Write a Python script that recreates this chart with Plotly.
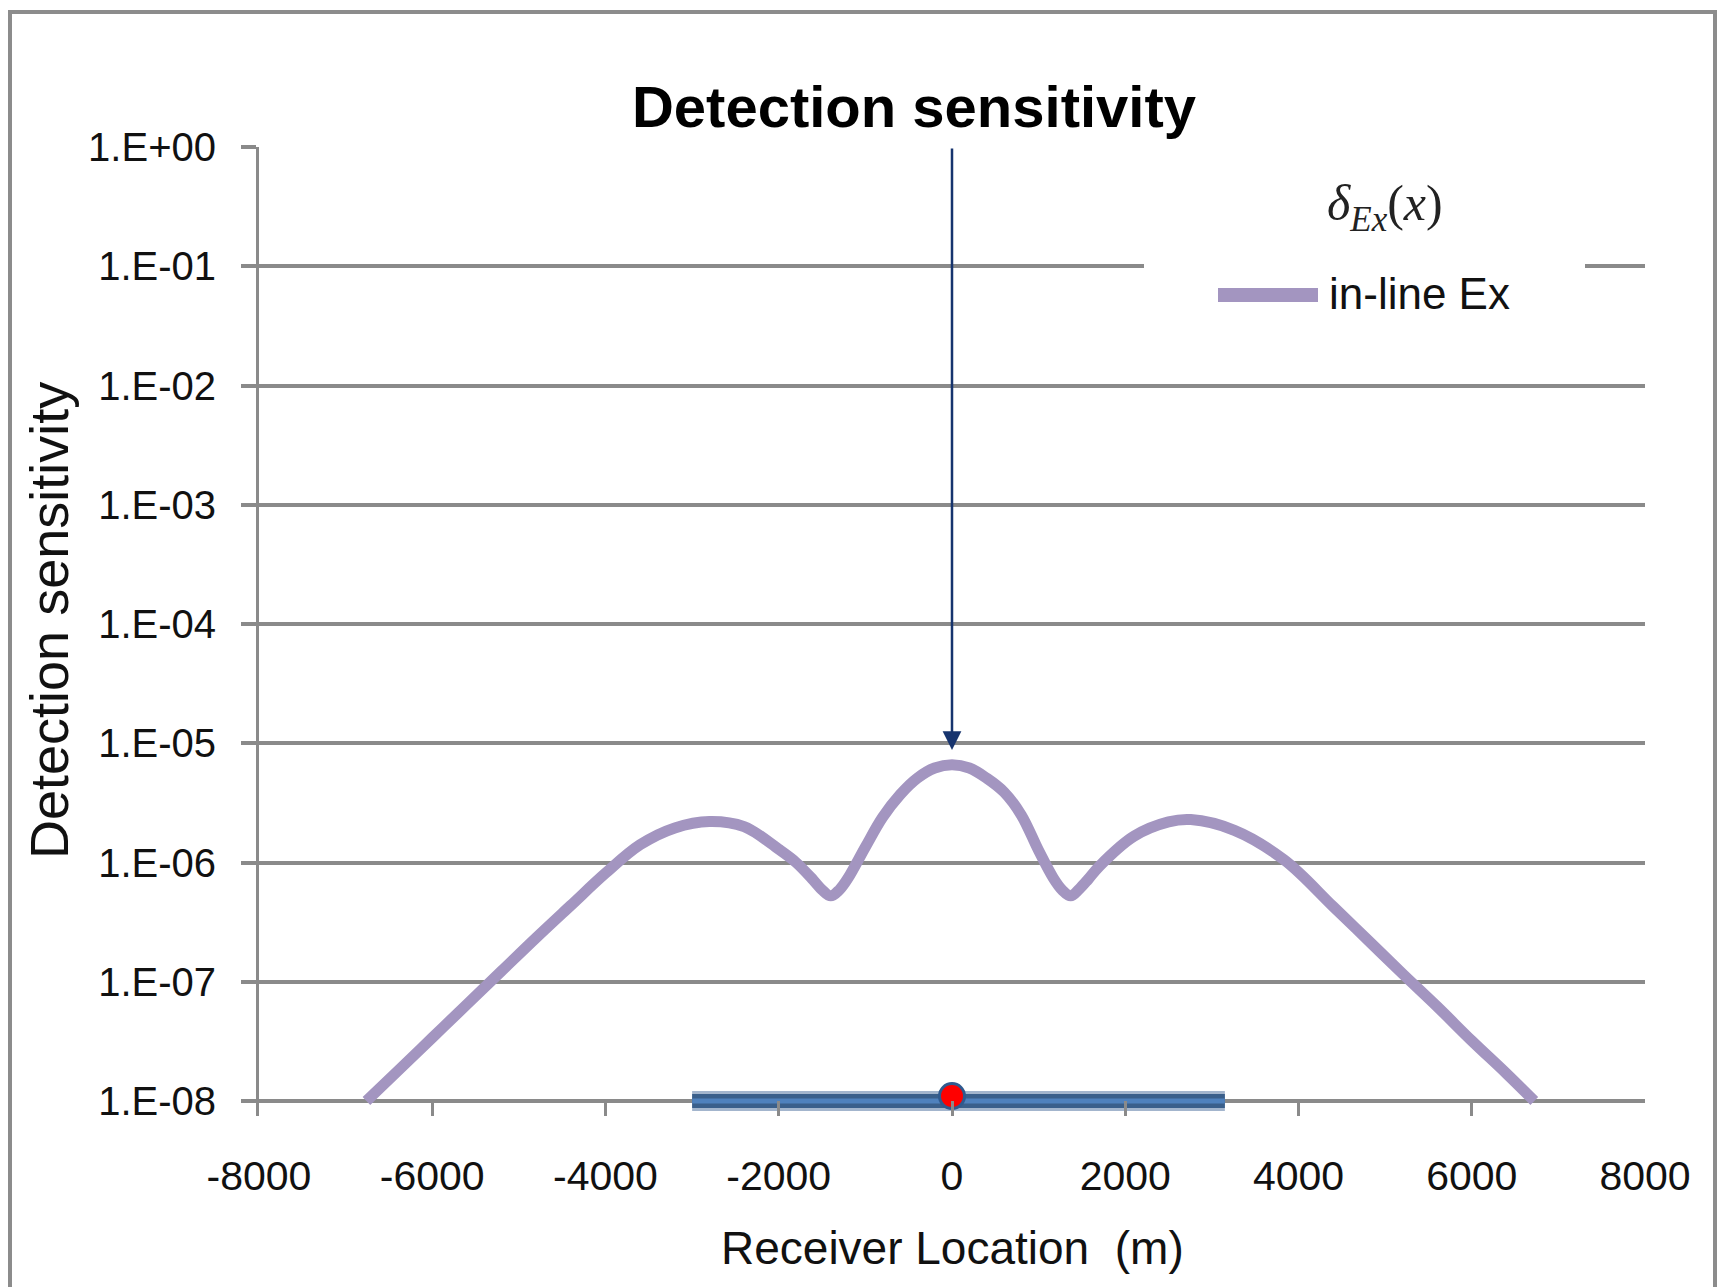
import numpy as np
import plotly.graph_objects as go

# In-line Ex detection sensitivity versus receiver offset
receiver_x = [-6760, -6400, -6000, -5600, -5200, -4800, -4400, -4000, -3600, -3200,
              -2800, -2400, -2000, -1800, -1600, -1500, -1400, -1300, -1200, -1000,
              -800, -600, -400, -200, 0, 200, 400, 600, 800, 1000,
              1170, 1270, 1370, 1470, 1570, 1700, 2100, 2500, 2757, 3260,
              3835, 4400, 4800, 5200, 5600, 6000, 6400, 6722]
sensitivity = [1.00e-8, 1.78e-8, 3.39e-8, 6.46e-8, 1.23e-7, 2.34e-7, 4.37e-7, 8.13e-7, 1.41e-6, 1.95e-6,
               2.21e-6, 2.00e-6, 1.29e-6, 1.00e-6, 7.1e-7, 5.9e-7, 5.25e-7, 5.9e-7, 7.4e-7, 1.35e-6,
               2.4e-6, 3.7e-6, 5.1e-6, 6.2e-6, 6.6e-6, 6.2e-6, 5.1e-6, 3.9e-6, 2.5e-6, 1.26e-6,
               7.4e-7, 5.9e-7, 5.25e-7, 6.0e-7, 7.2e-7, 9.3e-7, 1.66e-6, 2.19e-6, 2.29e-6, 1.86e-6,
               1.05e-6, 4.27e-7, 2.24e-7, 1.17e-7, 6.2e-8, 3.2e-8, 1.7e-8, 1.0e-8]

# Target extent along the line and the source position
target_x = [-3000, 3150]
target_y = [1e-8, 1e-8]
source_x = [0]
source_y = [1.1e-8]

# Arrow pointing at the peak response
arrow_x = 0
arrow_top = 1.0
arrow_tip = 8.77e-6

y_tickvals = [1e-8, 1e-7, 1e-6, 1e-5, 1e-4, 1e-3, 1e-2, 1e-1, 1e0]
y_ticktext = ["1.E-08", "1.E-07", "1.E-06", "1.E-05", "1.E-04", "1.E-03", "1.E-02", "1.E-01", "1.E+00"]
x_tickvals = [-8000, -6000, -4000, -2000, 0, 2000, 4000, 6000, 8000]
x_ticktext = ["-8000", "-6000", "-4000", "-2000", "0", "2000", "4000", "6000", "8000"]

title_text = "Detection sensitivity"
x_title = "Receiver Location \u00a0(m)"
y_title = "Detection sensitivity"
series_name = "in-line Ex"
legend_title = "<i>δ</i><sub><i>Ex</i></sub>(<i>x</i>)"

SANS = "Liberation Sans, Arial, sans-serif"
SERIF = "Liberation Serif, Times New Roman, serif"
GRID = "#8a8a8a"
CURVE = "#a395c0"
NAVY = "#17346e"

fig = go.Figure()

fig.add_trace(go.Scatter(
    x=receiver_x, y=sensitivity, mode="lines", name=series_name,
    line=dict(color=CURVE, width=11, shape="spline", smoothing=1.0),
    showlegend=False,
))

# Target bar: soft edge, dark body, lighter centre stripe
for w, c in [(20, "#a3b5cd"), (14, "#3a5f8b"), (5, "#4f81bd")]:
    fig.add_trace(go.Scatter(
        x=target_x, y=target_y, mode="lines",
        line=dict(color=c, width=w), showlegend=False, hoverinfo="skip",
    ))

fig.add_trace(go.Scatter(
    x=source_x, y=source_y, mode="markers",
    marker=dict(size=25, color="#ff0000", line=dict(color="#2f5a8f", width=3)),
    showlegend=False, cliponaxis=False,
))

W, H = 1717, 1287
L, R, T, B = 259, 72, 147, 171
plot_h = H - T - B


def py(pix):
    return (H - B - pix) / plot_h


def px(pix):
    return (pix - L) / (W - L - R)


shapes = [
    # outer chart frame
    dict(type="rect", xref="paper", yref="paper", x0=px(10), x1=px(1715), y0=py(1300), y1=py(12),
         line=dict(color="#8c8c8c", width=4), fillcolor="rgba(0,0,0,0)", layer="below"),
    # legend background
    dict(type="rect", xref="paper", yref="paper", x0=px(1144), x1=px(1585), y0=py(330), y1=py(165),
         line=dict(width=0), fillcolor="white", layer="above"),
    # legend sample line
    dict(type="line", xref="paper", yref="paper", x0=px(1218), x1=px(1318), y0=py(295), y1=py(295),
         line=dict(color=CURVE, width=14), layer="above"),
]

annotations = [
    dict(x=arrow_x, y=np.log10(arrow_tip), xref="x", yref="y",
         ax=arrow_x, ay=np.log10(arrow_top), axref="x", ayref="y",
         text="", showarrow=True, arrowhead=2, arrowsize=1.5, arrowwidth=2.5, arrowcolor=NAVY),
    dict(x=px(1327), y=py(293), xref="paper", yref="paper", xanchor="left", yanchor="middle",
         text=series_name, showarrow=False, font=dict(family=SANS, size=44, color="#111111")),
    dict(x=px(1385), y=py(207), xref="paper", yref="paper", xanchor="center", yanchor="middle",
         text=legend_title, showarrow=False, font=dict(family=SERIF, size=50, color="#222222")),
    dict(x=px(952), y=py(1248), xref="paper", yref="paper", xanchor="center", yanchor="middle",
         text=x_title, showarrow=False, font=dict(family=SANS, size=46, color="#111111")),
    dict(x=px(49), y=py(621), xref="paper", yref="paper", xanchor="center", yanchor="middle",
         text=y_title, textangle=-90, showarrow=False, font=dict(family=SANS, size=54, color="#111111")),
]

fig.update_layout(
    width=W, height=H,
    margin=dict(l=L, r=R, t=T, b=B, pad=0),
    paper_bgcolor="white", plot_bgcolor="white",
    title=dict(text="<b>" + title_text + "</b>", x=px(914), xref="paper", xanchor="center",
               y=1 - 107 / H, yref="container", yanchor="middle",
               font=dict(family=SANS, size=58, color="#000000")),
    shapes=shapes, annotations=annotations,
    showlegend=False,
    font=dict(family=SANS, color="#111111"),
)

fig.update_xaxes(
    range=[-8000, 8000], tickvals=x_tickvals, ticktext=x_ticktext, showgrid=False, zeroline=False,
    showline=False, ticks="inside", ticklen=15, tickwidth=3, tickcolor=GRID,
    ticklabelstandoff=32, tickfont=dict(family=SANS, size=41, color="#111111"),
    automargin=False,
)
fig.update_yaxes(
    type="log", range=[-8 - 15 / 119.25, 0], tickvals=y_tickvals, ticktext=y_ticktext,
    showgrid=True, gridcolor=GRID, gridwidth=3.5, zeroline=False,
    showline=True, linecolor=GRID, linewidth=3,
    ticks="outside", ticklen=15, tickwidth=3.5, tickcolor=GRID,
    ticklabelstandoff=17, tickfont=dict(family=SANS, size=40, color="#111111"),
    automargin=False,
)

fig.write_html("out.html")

## WHAT THIS TASK INVOLVES
Repeat the listing above from its first line through the line that contains "import plotly.graph_objects as go", both included, and nothing more. Drop the pictures.

## COMPLETE RESPONSE
Write a Python script that recreates this chart with Plotly.
import numpy as np
import plotly.graph_objects as go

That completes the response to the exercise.